|The contribution of citizen scientists to the monitoring of marine litter|Hidalgo-Ruz, V.; Thiel, M. (2015). The contribution of citizen scientists to the monitoring of marine litter, in: Bergmann, M. et al. (Ed.) Marine anthropogenic litter. pp. 429-447. hdl.handle.net/10.1007/978-3-319-16510-3_16
Citizen science; Marine litter; Professional studies
|Authors|| || Top |
- Hidalgo-Ruz, V.
- Thiel, M.
Citizen science projects are based on volunteer participation of untrained citizens who contribute information, data and samples to scientific studies. Herein we provide an overview of marine litter studies that have been supported by citizen scientists (n = 40) and compare these studies with selected studies conducted by professional scientists (n = 40). Citizen science studies have mainly focused on the distribution and composition of marine litter in the intertidal zone. Studies extended over regional, national and international scales, with time periods generally extending from less than one year to two years.
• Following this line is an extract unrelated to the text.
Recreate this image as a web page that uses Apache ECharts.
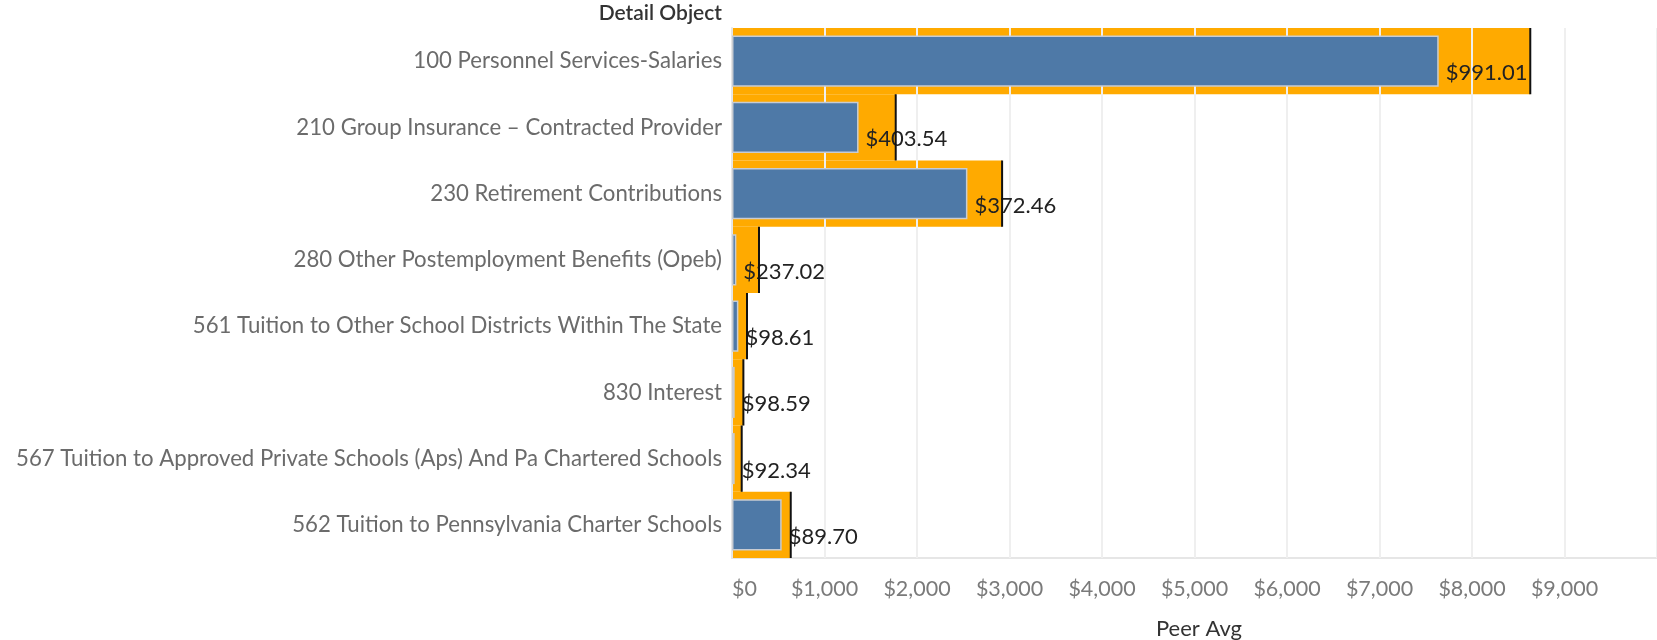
<!DOCTYPE html>
<html>
<head>
<meta charset="utf-8">
<script src="https://cdn.jsdelivr.net/npm/echarts@6/dist/echarts.min.js"></script>
<style>
html,body{margin:0;padding:0;background:#fff;}
#chart{width:1657px;height:640px;}
</style>
</head>
<body>
<div id="chart"></div>
<script>
const categories = [
  '100 Personnel Services-Salaries',
  '210 Group Insurance \u2013 Contracted Provider',
  '230 Retirement Contributions',
  '280 Other Postemployment Benefits (Opeb)',
  '561 Tuition to Other School Districts Within The State',
  '830 Interest',
  '567 Tuition to Approved Private Schools (Aps) And Pa Chartered Schools',
  '562 Tuition to Pennsylvania Charter Schools'
];
const peerAvg = [8630, 1770, 2920, 292, 162, 123, 105, 635];
const districtValue = [7640, 1368, 2545, 47, 69, 29, 29, 537];
const gapLabels = ['$991.01', '$403.54', '$372.46', '$237.02', '$98.61', '$98.59', '$92.34', '$89.70'];
const xTicks = {min: 0, max: 10000, interval: 1000};

const fontFam = 'Lato, "Open Sans", sans-serif';
const chart = echarts.init(document.getElementById('chart'));
chart.setOption({
  animation: false,
  backgroundColor: '#ffffff',
  grid: {left: 732, right: 0, top: 28, bottom: 82, containLabel: false, outerBoundsMode: 'none'},
  graphic: [{
    type: 'text', right: 1657 - 722, top: 3,
    style: {text: 'Detail Object', font: '600 21px ' + fontFam, fill: '#333333', textAlign: 'right'}
  }],
  xAxis: [{
    type: 'value', min: xTicks.min, max: xTicks.max, interval: xTicks.interval,
    position: 'bottom',
    name: 'Peer Avg', nameLocation: 'middle', nameGap: 60,
    nameTextStyle: {fontSize: 22, color: '#333333', fontFamily: fontFam, padding: [0, 0, 0, 9]},
    axisLine: {show: true, lineStyle: {color: '#e6e6e6', width: 2}},
    axisTick: {show: false},
    splitLine: {show: false},
    axisLabel: {
      fontSize: 21.5, color: '#7a7a7a', fontFamily: fontFam, margin: 20,
      showMaxLabel: false, alignMinLabel: 'left',
      formatter: v => '$' + v.toLocaleString('en-US')
    }
  }, {
    type: 'value', min: xTicks.min, max: xTicks.max, interval: xTicks.interval,
    position: 'bottom', z: 2,
    axisLine: {show: false}, axisTick: {show: false}, axisLabel: {show: false},
    splitLine: {show: true, lineStyle: {color: '#efefef', width: 2}}
  }],
  yAxis: [{
    type: 'category', inverse: true, data: categories, z: 2,
    axisLine: {show: true, lineStyle: {color: '#e6e6e6', width: 2}},
    axisTick: {show: false},
    axisLabel: {fontSize: 22.2, color: '#6b6b6b', fontFamily: fontFam, margin: 10}
  }, {
    type: 'category', inverse: true, data: categories, show: false
  }],
  series: [{
    type: 'bar', name: 'Peer Avg', data: peerAvg, z: 1, yAxisIndex: 0,
    barWidth: '100%',
    itemStyle: {color: '#ffaa00'}
  }, {
    type: 'bar', name: 'District', data: districtValue, z: 3, yAxisIndex: 1,
    barWidth: '77%',
    itemStyle: {color: '#4e79a7', borderColor: '#c8ccd2', borderWidth: 1.5},
    label: {
      show: true, position: 'right', distance: 7, offset: [0, 12],
      fontSize: 22, color: '#222222', fontFamily: fontFam,
      formatter: p => gapLabels[p.dataIndex]
    }
  }, {
    type: 'custom', name: 'Ref', z: 4, yAxisIndex: 0,
    data: peerAvg.map((v, i) => [v, i]),
    encode: {x: 0, y: 1},
    renderItem: (params, api) => {
      const c = api.coord([api.value(0), api.value(1)]);
      const h = api.size([0, 1])[1];
      return {type: 'line', shape: {x1: c[0], y1: c[1] - h / 2, x2: c[0], y2: c[1] + h / 2},
              style: {stroke: '#111111', lineWidth: 2}};
    }
  }]
});
</script>
</body>
</html>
Professional studies have also examined the distribution and composition of marine litter, but from intertidal, subtidal and pelagic zones, with some focusing exclusively on microplastics. These studies have been conducted over local, regional and international scales, usually for less than one year each. Both citizen science and professional studies on marine litter have been conducted mainly in the northern hemisphere, revealing a lack of information available on coastal regions of the southern hemisphere. A main concern of citizen science studies is the reliability of the collected information, which is why many studies include steps to ensure data quality, such as preparation of clear protocols, training of volunteers, in situ supervision by professional scientists, and revision of samples and data. The results of this comparative review confirm that citizen science can be a useful approach to increase the available information on marine litter sources, distribution and ecological impacts. Future studies should strive to incorporate additional citizen scientists who frequent marine environments, for instance, divers and sailors, to improve our understanding of marine litter dynamics.